• DIRECTIVE: Take the material below and write it all out again exactly.

• RAW DATA:

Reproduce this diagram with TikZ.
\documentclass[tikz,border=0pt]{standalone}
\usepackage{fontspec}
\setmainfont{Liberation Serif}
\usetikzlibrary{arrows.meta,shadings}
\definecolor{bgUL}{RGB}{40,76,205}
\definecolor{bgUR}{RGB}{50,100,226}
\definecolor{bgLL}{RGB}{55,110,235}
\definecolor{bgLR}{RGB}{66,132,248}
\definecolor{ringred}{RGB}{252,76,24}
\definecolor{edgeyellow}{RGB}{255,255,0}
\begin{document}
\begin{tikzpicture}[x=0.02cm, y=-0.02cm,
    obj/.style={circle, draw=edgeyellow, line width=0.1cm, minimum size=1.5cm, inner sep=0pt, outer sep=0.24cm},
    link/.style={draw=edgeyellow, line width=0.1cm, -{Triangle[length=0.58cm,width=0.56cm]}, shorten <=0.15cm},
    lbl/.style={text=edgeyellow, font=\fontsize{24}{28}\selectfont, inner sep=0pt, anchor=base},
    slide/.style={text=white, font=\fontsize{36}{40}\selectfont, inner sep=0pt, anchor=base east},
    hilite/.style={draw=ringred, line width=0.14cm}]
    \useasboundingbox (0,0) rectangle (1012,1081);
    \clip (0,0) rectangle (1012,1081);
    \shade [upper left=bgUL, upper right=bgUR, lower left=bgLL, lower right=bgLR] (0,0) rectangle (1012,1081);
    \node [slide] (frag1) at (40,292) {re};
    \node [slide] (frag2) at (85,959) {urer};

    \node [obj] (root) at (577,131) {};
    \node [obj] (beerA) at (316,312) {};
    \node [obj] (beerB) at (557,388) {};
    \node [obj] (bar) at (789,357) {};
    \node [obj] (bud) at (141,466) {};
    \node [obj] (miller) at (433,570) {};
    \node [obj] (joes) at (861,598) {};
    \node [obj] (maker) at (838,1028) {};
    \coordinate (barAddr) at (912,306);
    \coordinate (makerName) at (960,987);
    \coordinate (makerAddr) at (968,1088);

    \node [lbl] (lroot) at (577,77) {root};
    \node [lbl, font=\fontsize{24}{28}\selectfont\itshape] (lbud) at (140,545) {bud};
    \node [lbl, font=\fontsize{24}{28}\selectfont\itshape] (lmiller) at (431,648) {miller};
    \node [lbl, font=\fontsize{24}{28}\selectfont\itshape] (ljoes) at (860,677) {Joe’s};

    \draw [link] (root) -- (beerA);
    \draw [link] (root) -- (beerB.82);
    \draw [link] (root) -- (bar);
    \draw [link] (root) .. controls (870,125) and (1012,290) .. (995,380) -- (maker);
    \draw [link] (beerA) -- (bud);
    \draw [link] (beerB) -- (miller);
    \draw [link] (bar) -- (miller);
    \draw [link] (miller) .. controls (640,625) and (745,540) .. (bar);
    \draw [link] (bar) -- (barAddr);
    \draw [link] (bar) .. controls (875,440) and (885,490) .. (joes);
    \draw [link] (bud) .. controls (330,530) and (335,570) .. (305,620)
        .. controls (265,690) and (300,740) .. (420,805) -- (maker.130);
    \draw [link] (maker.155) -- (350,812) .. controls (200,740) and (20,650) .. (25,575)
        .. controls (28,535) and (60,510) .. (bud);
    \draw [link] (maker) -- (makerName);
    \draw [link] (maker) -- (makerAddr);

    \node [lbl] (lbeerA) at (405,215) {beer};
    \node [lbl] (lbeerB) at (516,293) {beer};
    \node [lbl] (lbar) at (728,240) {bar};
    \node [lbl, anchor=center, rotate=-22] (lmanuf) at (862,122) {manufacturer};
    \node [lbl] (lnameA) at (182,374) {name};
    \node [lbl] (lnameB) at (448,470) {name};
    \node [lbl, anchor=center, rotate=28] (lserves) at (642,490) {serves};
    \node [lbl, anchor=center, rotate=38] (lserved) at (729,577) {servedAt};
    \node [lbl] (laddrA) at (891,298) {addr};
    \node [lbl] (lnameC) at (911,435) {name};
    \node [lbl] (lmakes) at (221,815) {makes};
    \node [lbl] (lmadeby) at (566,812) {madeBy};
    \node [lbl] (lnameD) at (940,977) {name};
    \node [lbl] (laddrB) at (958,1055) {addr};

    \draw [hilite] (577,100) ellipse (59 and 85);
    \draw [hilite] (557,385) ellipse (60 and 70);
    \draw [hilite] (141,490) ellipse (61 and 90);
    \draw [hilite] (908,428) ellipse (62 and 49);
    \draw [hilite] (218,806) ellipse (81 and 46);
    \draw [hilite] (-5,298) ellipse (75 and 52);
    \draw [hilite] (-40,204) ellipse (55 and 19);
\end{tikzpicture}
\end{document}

• REPLY TO THE TASK:
Reproduce this diagram with TikZ.
\documentclass[tikz,border=0pt]{standalone}
\usepackage{fontspec}
\setmainfont{Liberation Serif}
\usetikzlibrary{arrows.meta,shadings}
\definecolor{bgUL}{RGB}{40,76,205}
\definecolor{bgUR}{RGB}{50,100,226}
\definecolor{bgLL}{RGB}{55,110,235}
\definecolor{bgLR}{RGB}{66,132,248}
\definecolor{ringred}{RGB}{252,76,24}
\definecolor{edgeyellow}{RGB}{255,255,0}
\begin{document}
\begin{tikzpicture}[x=0.02cm, y=-0.02cm,
    obj/.style={circle, draw=edgeyellow, line width=0.1cm, minimum size=1.5cm, inner sep=0pt, outer sep=0.24cm},
    link/.style={draw=edgeyellow, line width=0.1cm, -{Triangle[length=0.58cm,width=0.56cm]}, shorten <=0.15cm},
    lbl/.style={text=edgeyellow, font=\fontsize{24}{28}\selectfont, inner sep=0pt, anchor=base},
    slide/.style={text=white, font=\fontsize{36}{40}\selectfont, inner sep=0pt, anchor=base east},
    hilite/.style={draw=ringred, line width=0.14cm}]
    \useasboundingbox (0,0) rectangle (1012,1081);
    \clip (0,0) rectangle (1012,1081);
    \shade [upper left=bgUL, upper right=bgUR, lower left=bgLL, lower right=bgLR] (0,0) rectangle (1012,1081);
    \node [slide] (frag1) at (40,292) {re};
    \node [slide] (frag2) at (85,959) {urer};

    \node [obj] (root) at (577,131) {};
    \node [obj] (beerA) at (316,312) {};
    \node [obj] (beerB) at (557,388) {};
    \node [obj] (bar) at (789,357) {};
    \node [obj] (bud) at (141,466) {};
    \node [obj] (miller) at (433,570) {};
    \node [obj] (joes) at (861,598) {};
    \node [obj] (maker) at (838,1028) {};
    \coordinate (barAddr) at (912,306);
    \coordinate (makerName) at (960,987);
    \coordinate (makerAddr) at (968,1088);

    \node [lbl] (lroot) at (577,77) {root};
    \node [lbl, font=\fontsize{24}{28}\selectfont\itshape] (lbud) at (140,545) {bud};
    \node [lbl, font=\fontsize{24}{28}\selectfont\itshape] (lmiller) at (431,648) {miller};
    \node [lbl, font=\fontsize{24}{28}\selectfont\itshape] (ljoes) at (860,677) {Joe’s};

    \draw [link] (root) -- (beerA);
    \draw [link] (root) -- (beerB.82);
    \draw [link] (root) -- (bar);
    \draw [link] (root) .. controls (870,125) and (1012,290) .. (995,380) -- (maker);
    \draw [link] (beerA) -- (bud);
    \draw [link] (beerB) -- (miller);
    \draw [link] (bar) -- (miller);
    \draw [link] (miller) .. controls (640,625) and (745,540) .. (bar);
    \draw [link] (bar) -- (barAddr);
    \draw [link] (bar) .. controls (875,440) and (885,490) .. (joes);
    \draw [link] (bud) .. controls (330,530) and (335,570) .. (305,620)
        .. controls (265,690) and (300,740) .. (420,805) -- (maker.130);
    \draw [link] (maker.155) -- (350,812) .. controls (200,740) and (20,650) .. (25,575)
        .. controls (28,535) and (60,510) .. (bud);
    \draw [link] (maker) -- (makerName);
    \draw [link] (maker) -- (makerAddr);

    \node [lbl] (lbeerA) at (405,215) {beer};
    \node [lbl] (lbeerB) at (516,293) {beer};
    \node [lbl] (lbar) at (728,240) {bar};
    \node [lbl, anchor=center, rotate=-22] (lmanuf) at (862,122) {manufacturer};
    \node [lbl] (lnameA) at (182,374) {name};
    \node [lbl] (lnameB) at (448,470) {name};
    \node [lbl, anchor=center, rotate=28] (lserves) at (642,490) {serves};
    \node [lbl, anchor=center, rotate=38] (lserved) at (729,577) {servedAt};
    \node [lbl] (laddrA) at (891,298) {addr};
    \node [lbl] (lnameC) at (911,435) {name};
    \node [lbl] (lmakes) at (221,815) {makes};
    \node [lbl] (lmadeby) at (566,812) {madeBy};
    \node [lbl] (lnameD) at (940,977) {name};
    \node [lbl] (laddrB) at (958,1055) {addr};

    \draw [hilite] (577,100) ellipse (59 and 85);
    \draw [hilite] (557,385) ellipse (60 and 70);
    \draw [hilite] (141,490) ellipse (61 and 90);
    \draw [hilite] (908,428) ellipse (62 and 49);
    \draw [hilite] (218,806) ellipse (81 and 46);
    \draw [hilite] (-5,298) ellipse (75 and 52);
    \draw [hilite] (-40,204) ellipse (55 and 19);
\end{tikzpicture}
\end{document}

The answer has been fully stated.